Beiles was born in Kampala, Uganda, and educated in South Africa. During the 1950s and 1960s he travelled the world, establishing links with the beat generation of writers, particularly William Burroughs. He collaborated with Burroughs and artist Brion Gysin on early experiments with cut-ups – work in which the text was chopped up and then reassembled semi-randomly. The results of their first experiments were published as Minutes to Go. Burroughs continued to use this technique throughout the Sixties. Beiles also worked with Burroughs on the composition of Naked Lunch, in Tangier in the late Fifties, along with Allen Ginsberg and Jack Kerouac, and helped get it published by Maurice Girodias’s Olympia Press in Paris (where Beiles later stayed in the famous “beat hotel” along with Burroughs and Gysin). Naked Lunch went on to become one of the most influential texts of the Sixties counterculture and subsequently post-modern literature in general.

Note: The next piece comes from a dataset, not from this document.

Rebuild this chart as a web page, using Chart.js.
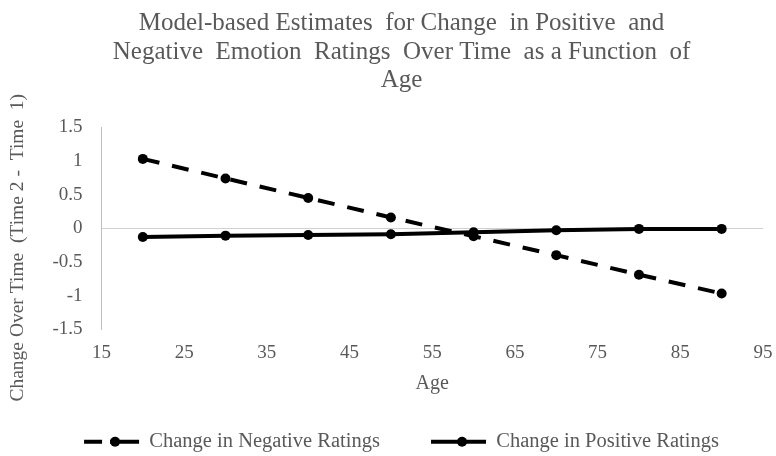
<!DOCTYPE html>
<html>
<head>
<meta charset="utf-8">
<script src="https://cdn.jsdelivr.net/npm/chart.js@4.4.1/dist/chart.umd.min.js"></script>
<style>
  html, body { margin: 0; padding: 0; background: #fff; }
  #wrap { width: 776px; height: 456px; }
</style>
</head>
<body>
<div id="wrap"><canvas id="ageChart" width="776" height="456"></canvas></div>
<script>
const ages = [20, 30, 40, 50, 60, 70, 80, 90];
const negativeChange = [1.03, 0.74, 0.45, 0.16, -0.12, -0.40, -0.69, -0.97];
const positiveChange = [-0.13, -0.11, -0.10, -0.09, -0.06, -0.03, -0.01, -0.01];
const titleLines = [
  'Model-based Estimates  for Change  in Positive  and',
  'Negative  Emotion  Ratings  Over Time  as a Function  of',
  'Age'
];

const grey = '#595959';
const serif = "'Liberation Serif', 'Times New Roman', serif";

// dots in the middle of the legend lines
const legendDots = {
  id: 'legendDots',
  afterDraw(chart) {
    const lg = chart.legend;
    if (!lg || !lg.legendHitBoxes) return;
    const ctx = chart.ctx;
    ctx.save();
    ctx.fillStyle = '#000';
    lg.legendHitBoxes.forEach(b => {
      ctx.beginPath();
      ctx.arc(b.left + 31, b.top + b.height / 2, 5, 0, Math.PI * 2);
      ctx.fill();
    });
    ctx.restore();
  }
};

const toXY = vals => ages.map((a, i) => ({ x: a, y: vals[i] }));

new Chart(document.getElementById('ageChart'), {
  type: 'line',
  data: {
    datasets: [
      {
        label: 'Change in Negative Ratings         ',
        data: toXY(negativeChange),
        borderColor: '#000',
        backgroundColor: '#000',
        borderWidth: 4,
        borderDash: [17, 13],
        pointRadius: 5,
        pointBorderWidth: 0,
        pointBackgroundColor: '#000'
      },
      {
        label: 'Change in Positive Ratings',
        data: toXY(positiveChange),
        borderColor: '#000',
        backgroundColor: '#000',
        borderWidth: 4,
        pointRadius: 5,
        pointBorderWidth: 0,
        pointBackgroundColor: '#000'
      }
    ]
  },
  options: {
    responsive: false,
    animation: false,
    layout: { padding: { left: 2, right: -25, top: 0, bottom: -6 } },
    plugins: {
      title: {
        display: true,
        text: titleLines,
        color: grey,
        font: { family: serif, size: 25, weight: 'normal', lineHeight: 1.15 },
        padding: { top: 9, bottom: 32 }
      },
      legend: {
        position: 'bottom',
        labels: {
          usePointStyle: true,
          pointStyleWidth: 55,
          color: grey,
          font: { family: serif, size: 20.5 },
          padding: 5,
          generateLabels: chart => Chart.defaults.plugins.legend.labels.generateLabels(chart)
            .map(l => ({
              ...l,
              pointStyle: 'line',
              lineWidth: 4,
              fillStyle: '#000',
              strokeStyle: '#000',
              lineDash: l.datasetIndex === 0 ? [18, 8, 40, 0] : []
            }))
        }
      },
      tooltip: { enabled: false }
    },
    scales: {
      x: {
        type: 'linear',
        min: 15,
        max: 95,
        ticks: { stepSize: 10, color: grey, font: { family: serif, size: 19 }, padding: 3.5 },
        grid: { display: false, drawTicks: true, tickLength: 8.5 },
        border: { display: false },
        title: {
          display: true,
          text: 'Age',
          color: grey,
          font: { family: serif, size: 20, lineHeight: 0.8 },
          padding: { top: 8, bottom: 35 }
        }
      },
      y: {
        min: -1.5,
        max: 1.5,
        ticks: {
          stepSize: 0.5,
          color: grey,
          font: { family: serif, size: 19 },
          padding: 19,
          callback: v => String(v)
        },
        grid: {
          drawTicks: false,
          color: c => c.tick && c.tick.value === 0 ? '#d0d0d0' : 'transparent'
        },
        border: { display: true, color: '#bfbfbf' },
        title: {
          display: true,
          text: 'Change Over Time  (Time 2 -  Time  1)        ',
          color: grey,
          font: { family: serif, size: 19.5 },
          padding: { top: 4, bottom: 4 }
        }
      }
    }
  },
  plugins: [legendDots]
});
</script>
</body>
</html>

Beiles’s own poetry made less use of an intentional cut-up technique, but reflected a lack of concern with traditional poetic virtues, relying instead on raw energy and an immediate unedited apprehension of the poet’s reality. Beiles’s 1969 volume, Ashes of Experience, was his first substantial publication, written largely during a stay in Greece.

Beiles returned to South Africa in the Seventies and became a fixture of the Yeoville demi-monde in the Eighties. He often performed his poetry live, at venues such as the Black Sun, and was memorialised in Anton Kotze’s documentary Sacred Fix. He continued to write prolifically until his death. Among his later publications were the plays in verse, The Needle Vestel and Three Plays: Picasso as told by Max Jacob, and the poetry collections The Golden Years and Aardvark City. His selected poems were published in the US under the title A South African Abroad.

‘The Beats are traditional writers,’ said Beiles, ‘and among our tradition I am the only one who has chosen Chaucer as my model. Like Chaucer I am both classical and spontaneous. My role is as a pure poet. I don’t do anything but poeticise.’

He was buried on November 7 in West Park cemetery.